A. La mosaïque de Préneste — (Document réalisé par Lionel Sanchez, dans le cadre d'un voyage organisé par Thalassa pour la CNARELA)
Mosaïque du Nil, Palestrina, Palais épiscopal (Ier siècle avant J.-C. - Ier siècle après J.-C.) Photo © Lionel Sanchez
La mosaïque de Préneste ornait le nymphée (bassin recevant une source considérée comme sacrée) de l’ancien sanctuaire de Préneste. Mesurant 5.85 m de large et 4.31 m de haut, sa datation reste encore sujette à discussion mais bon nombre de spécialistes s’accordent sur le fait qu’elle a probablement été installée à la fin de l’époque hellénistique, entre le Ier siècle avant J.-C. et le Ier siècle de notre ère. La mosaïque a été découverte dans la cave de l’ancien palais épiscopal de Palestrina, où elle a été entreposée au XVe siècle.
La mosaïque évoque le cours du Nil depuis l’Éthiopie (figurée sur le registre supérieur) vers la mer Méditerranée. Bien que son interprétation générale reste encore problématique, il est tout de même aisé de poser sur cette image une lecture descriptive qui ne laisse que peu de place aux conjectures. Le Nil est représenté sorti de son lit, pendant sa crue annuelle, inondant la campagne adjacente abondamment irriguée et recouverte d’une végétation luxuriante.
L’artiste déploie dans cette œuvre un véritable catalogue de botanique, zoologie, ethnographie (les costumes des populations sont décrits très précisément) et technologique (les différents types de bateaux).
Le message fondamental de cette mosaïque nilotique consiste dans la complexité du répertoire et dans l’imbrication entre nature et paysages humanisés, qui mènent à l’idée de luxuriance, d’abondance, d’exotisme, de paradis terrestre. Elle est la traduction du pouvoir de fascination qu’exerce la civilisation hellénique d’Égypte sur les Romains.
Pour ce qui est de la flore, l’artiste a représenté des palmiers, des roseaux et des fleurs de lotus correspondant à la fève d’Égypte, le Nélumbo ou lotus à fleurs roses.

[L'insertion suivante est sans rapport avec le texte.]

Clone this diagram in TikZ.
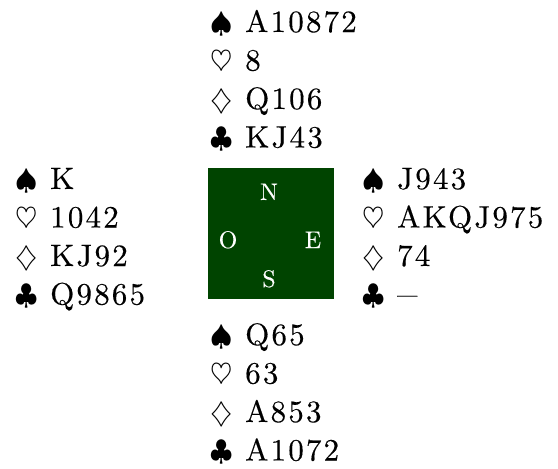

B. La mosaïque de Palestrina (= Préneste) dans le beau livre de Caylus, Recueil des peintures antiques (1757) :
Présentation de l’ouvrage d’après la notice de Mémoire vive - Patrimoine numérisé de Besançon :
Le comte de Caylus est un amateur éclairé qui a consacré sa fortune à publier le Recueil d’antiquités égyptiennes, étrusques, grecques, gauloises (7 volumes, 1752-1767). Ces livres sont illustrés en couleurs, par des gravures peintes à la main. Grâce à ces reproductions, les motifs des peintures antiques récemment redécouvertes en Italie peuvent se diffuser à travers toute l’Europe, et influencer la décoration intérieure des palais.
En 1757, il publie un recueil somptueux, en exemplaires très peu nombreux, de reproductions de peintures antiques. C’est l’un de ces exemplaires que la Bibliothèque municipale de Besançon a acquis en 2006.

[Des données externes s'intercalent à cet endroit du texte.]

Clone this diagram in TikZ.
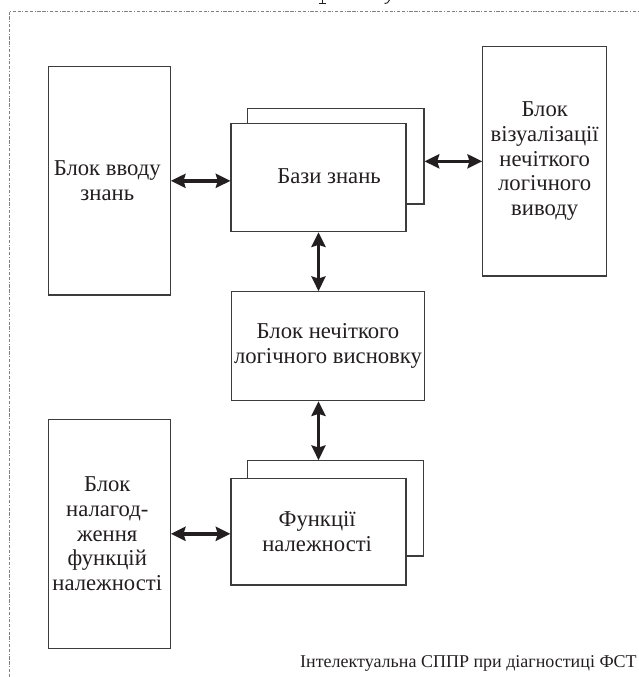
\documentclass[tikz,border=0pt]{standalone}
\usepackage{fontspec}
\setmainfont{Liberation Serif}
\usetikzlibrary{arrows.meta,fit}
\definecolor{ln}{HTML}{3C3C3C}
\definecolor{ink}{HTML}{231F20}
\definecolor{brd}{HTML}{808080}
\begin{document}
\begin{tikzpicture}[x=0.75pt,y=-0.75pt,
  box/.style={draw=ln, line width=0.8pt, fill=white, inner sep=0pt},
  txt/.style={font=\fontsize{17}{18.5}\selectfont, text=ink, align=center, inner sep=0pt},
  arr/.style={draw=ink, line width=2.6pt, {Stealth[length=11pt,width=10.5pt,inset=1.5pt]}-{Stealth[length=11pt,width=10.5pt,inset=1.5pt]}},
  frame/.style={draw=brd, line width=0.6pt, dash pattern=on 2.5pt off 1.2pt on 2.5pt off 1.2pt on 0.7pt off 1.2pt},
  frag/.style={draw=ink, line width=0.7pt}]
\useasboundingbox (0,0) rectangle (638,677);
% frame
\draw[frame] (9,677) -- (9,11) -- (638,11);
% glyph fragments cut off at the very top
\draw[frag] (322,0) -- (322,3.5);
\draw[frag] (318.5,3.5) -- (325.5,3.5);
\draw[frag] (389.5,0) .. controls (388.5,2.5) and (386.5,4) .. (384.5,3.5);
% boxes
\node[box, fit={(48.3,66.7) (170.3,295)}] (in1) {};
\node[box, fit={(247.5,108.3) (424,204)}] (kbB) {};
\node[box, fit={(231,123.7) (406,231.7)}] (kbF) {};
\node[box, fit={(482.7,46.7) (606.7,276)}] (vis) {};
\node[box, fit={(231.5,291.7) (424.5,400.7)}] (inf) {};
\node[box, fit={(247.5,460.7) (423.5,556)}] (mfB) {};
\node[box, fit={(231,478.3) (406,585)}] (mfF) {};
\node[box, fit={(48.3,419.3) (170.3,648.3)}] (tune) {};
% texts
\node[txt] (in1T) at ([xshift=-1.5pt]in1.center) {Блок вводу\\знань};
\node[txt] (kbT) at (329,176.3) {Бази знань};
\node[txt] (visT) at (vis.center) {Блок\\візуалізації\\нечіткого\\логічного\\виводу};
\node[txt] (infT) at (inf.center) {Блок нечіткого\\логічного висновку};
\node[txt] (mfT) at ([xshift=-1pt]mfF.center) {Функції\\належності};
\node[txt] (tuneT) at ([xshift=-1.5pt]tune.center) {Блок\\налагод-\\ження\\функцій\\належності};
% caption
\node[txt, font=\fontsize{13.5}{15}\selectfont, anchor=base east] (cap) at (637,667) {Інтелектуальна СППР при діагностиці ФСТ};
% connectors
\draw[arr] (in1.east) -- (in1.east -| kbF.west);
\draw[arr] (vis.west -| kbB.east) -- (vis.west);
\draw[arr] (kbF.south) -- (kbF.south |- inf.north);
\draw[arr] (mfF.north |- inf.south) -- (mfF.north |- mfB.north);
\draw[arr] (tune.east) -- (tune.east -| mfF.west);
\end{tikzpicture}
\end{document}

Dans cet ouvrage paru sous le titre Recueil des peintures antiques imitées fidèlement pour les couleurs et pour le trait, d’après les dessins coloriés faits par Pietro Sante Bartoli, la mosaïque de Palestrina occupe une partie à part ; l’explication de la mosaïque est due à l’abbé Barthélémy, qui l’a étudiée sur place lors d’un séjour en Italie.
La mosaïque fait l’objet d’une description détaillée : personnages, bâtiments, animaux, arbres, plantes, bateaux.
Sur le détail de l’ouvrage numérisé, on voit un Égyptien sur une barque en papyrus portant en guise de chapeau une feuille de Nélumbo retournée : le commentaire de l’image fait référence aux explications de l’abbé Barthélémy contenues dans l’ouvrage et s’appuie en outre sur la thèse d’I. Boissel, L’Égypte dans les mosaïques de l'Occident romain : images et représentations (de la fin du IIè siècle avant J.-C. au IVè siècle après J.-C.), 2007, p. 378-385.